Um relato sobre o sistema de saúde pública na Inglaterra

Por Noemia Crespo

O tema deste meu post é medicina pública na Inglaterra.

Minha nora teve neném aqui em Newcastle Upon Tyne, onde ela e meu filho  (ambos brasileiros) estão morando. Quando engravidou, ficamos na maior dúvida: onde ela teria o filho, no Brasil ou na Inglaterra? Ela acabou optando por  fazer o parto aqui, o que se revelou uma decisão excelente.

O hospital público de Newcastle, the Royal Victoria Infirmary, é simplesmente fantástico. Limpíssimo, pintado em cores suaves, com uma equipe de conservação circulando permanentemente; o prédio não apresenta nem uma rachadura, uma porta rangendo, uma cadeira desnivelada… Tem grande movimento, mas jamais passa a impressão de estar superlotado. Médicos, enfermeiros, funcionários, TODOS excelentes, acolhedores, simpáticos, por todo o tempo – e de uma competência a toda a prova.

Enquanto estive lá, vi todo o tipo de clientela circulando pela ala da maternidade: mulheres vestidas à moda tradicional muçulmana, todas cobertas, só com os olhos de fora; mulheres indianas com lindos sáris; mulheres locais, algumas extremamente jovens, outras nem tanto; e até uma família de judeus tradicionalistas. Algumas pessoas, de diferentes grupos étnicos (ingleses nativos, inclusive), exalavam odor de quem não é muito afeito a banho todos os dias. A maioria das grávidas recebe visita de vasta gama de parentes e amigos. O mais incrível é que TODOS recebem O MESMO tratamento (EXCELENTE). Não vi o mínimo traço de discriminação.

Detalhe: o pessoal de enfermagem e administração é inglês, mas médicos e médicas têm, muitos deles, traços de… indianos. TODOS NOTA 10!

Minha nora vinha sendo preparada para ter parto normal. Meu filho ficou ao lado dela durante todo o “labour”. Uma complicação de última hora levou o staff médico a decidir por uma cesárea de urgência. Minutos depois, minha neta nascia, em perfeitas condições de saúde.

Mãe e filha foram conduzidas para uma enfermaria onde ficaram dois dias, a neném num bercinho ao lado da cama da minha nora. Não deram alta enquanto a mãe não conseguiu acertar com a amamentação da neném.
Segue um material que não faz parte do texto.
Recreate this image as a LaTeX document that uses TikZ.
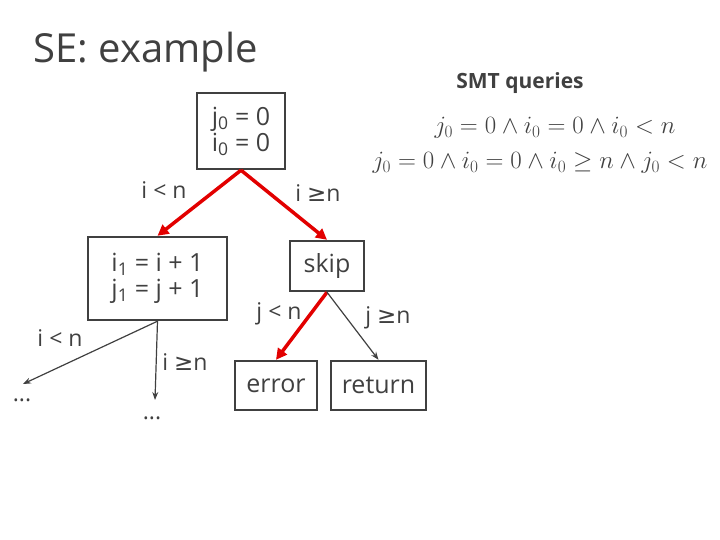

De meia em meia hora passava alguma enfermeira para medir temperatura e pressão, verificar as fraldas da neném, ver se estava tudo ok, dar alguma medicação, aconselhar, apoiar… Sempre com um sorriso, uma palavra de incentivo… mesmo às três da madrugada!

Mas não acabou aí. No dia seguinte à chegada de mãe e filha ao lar, uma midwife vem visitá-las em casa com uma assistente. Ficam duas horas e meia cuidando dos mínimos detalhes: medicação preventiva contra trombose, aconselhamento detalhado, supervisão do aleitamento… Sem a menor pressa. Com serenidade, bom humor… INACREDITÁVEL.

Saíram prometendo voltar depois de amanhã. E vão manter acompanhamento permanente, como fazem COM TODAS AS MÃES.

Fiquei pensando como eu gostaria que minha neta pudesse ter os filhos dela no Brasil, contando com uma estrutura desse nível. Por que não temos nada assim em nosso país?

Antes que venham com a lenga-lenga de culpar “os políticos” e “a corrupção”, comecemos pelos números… O PIB per capita da Inglaterra é o triplo do brasileiro; o Estado de bem-estar social inglês tem raízes sólidas, e história bem mais longa. Mais: “Segundo a OMS, em 2000 o governo brasileiro destinava 4,1% de seu orçamento para a saúde. Dez anos depois, a taxa subiu para 5,9%. A média mundial é de 14,3% e a taxa brasileira chega a ser inferior à média africana. Do total que se gasta no País com a saúde, 56% vem do bolso dos cidadãos e não dos serviços do Estado. Apenas 30 de 193 países vivem essa situação. Em 2000, a taxa era ainda pior, com 59% dos custos da saúde vindo do bolso do cidadão. Desta forma, a taxa de 56% está distante da média mundial, de 40%. Nos países ricos, apenas um terço dos custos da saúde são arcados pelos cidadãos.”

http://www.estadao.com.br/noticias/vidae,gastos-em-saude-crescem-mas-bra…

Em todo o caso, ver com meus próprios olhos o que pode ser um serviço de saúde pública de qualidade foi muito estimulante. Isto é, simplesmente, CIVILIZAÇÃO. Vamos lutar para, pelo menos, chegar mais perto deste objetivo, no Brasil? Não é sonho romântico. Não é utopia. Existe! É possível!